Shrinking deficit 'on track' for 2014-15 surplus
The part-sale of Mighty River Power and higher-than-expected tax revenue have boosted the strength of the Government's balance sheet.
Financial statements for the 11 months to May 31 issued by the Treasury showed the operating balance before gains and losses (obegal) was a $3.3 billion deficit.
That was $763 million lower than the forecasts made in May, before the Budget.
Core Crown tax revenue continued the upward trend of recent months, with just over half a billion dollars more than expected flowing into government coffers.
Finance Minister Bill English said the improving economy suggested the lift in revenue was likely to be sustained until the end of the financial year.
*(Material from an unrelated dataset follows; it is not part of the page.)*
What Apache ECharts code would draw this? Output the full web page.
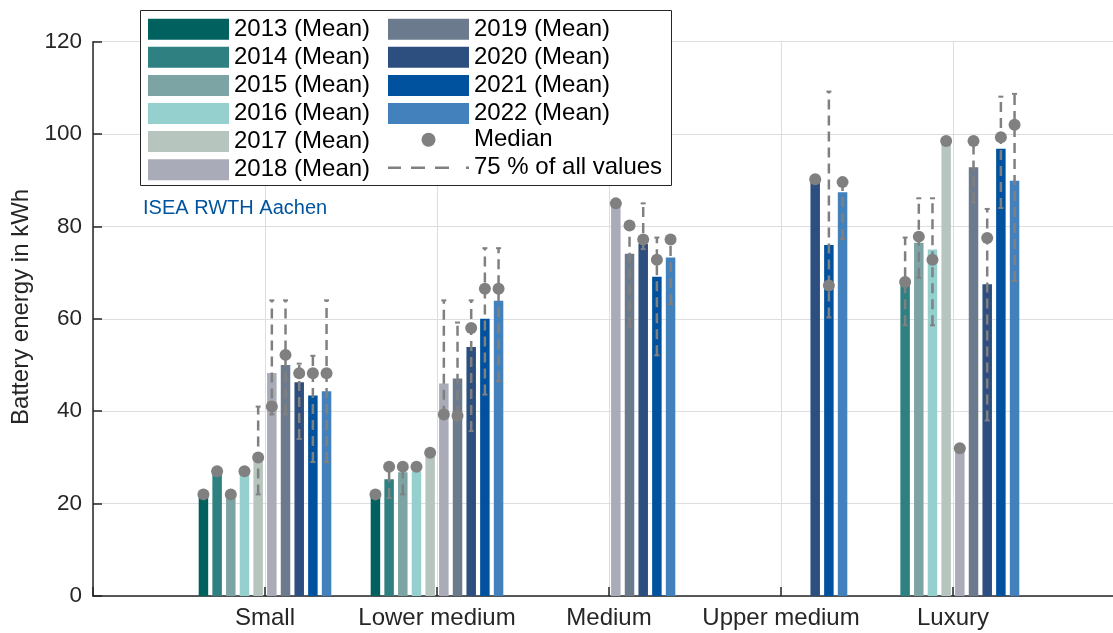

"This is a positive sign and confirms that the Government remains on track to return to surplus in 2014-15, so we are in a position to have choices about repaying debt and investing more in public services," he said.
Most of the extra tax revenue came from corporates ($496m) and other persons ($164m), more than offsetting a $222m decline in GST.
"If this improvement continues until the end of the financial year, the obegal deficit will be $2.3b smaller than Budget 2012 forecasts," English said.
The part-sale of Mighty River Power in May also fed into the financial statements for the first time.
The $1.7b worth of proceeds from the first power company to be put on the block significantly outperformed the expected $1.5b return.
Mighty River shares have languished since the float, currently sitting at $2.27, well below the $2.50 sale price.
The Government's total operating balance, which includes gains and losses, was a $6.5b surplus, or $2.7b higher than forecast.
That was driven in large part by gains on the Crown's investment portfolio, which were $1.7b higher than expected with sustained strength in equity markets.
The New Zealand Superannuation Fund, often dubbed the "Cullen Fund", contributed $1.2b of the difference.
As a result of the Government's lower-than-expected deficit, net debt was $800m lower than forecasts at $55.7b, or 26.4 per cent of GDP.
Gross debt was close to forecast at $78.4b, or 37 per cent of GDP.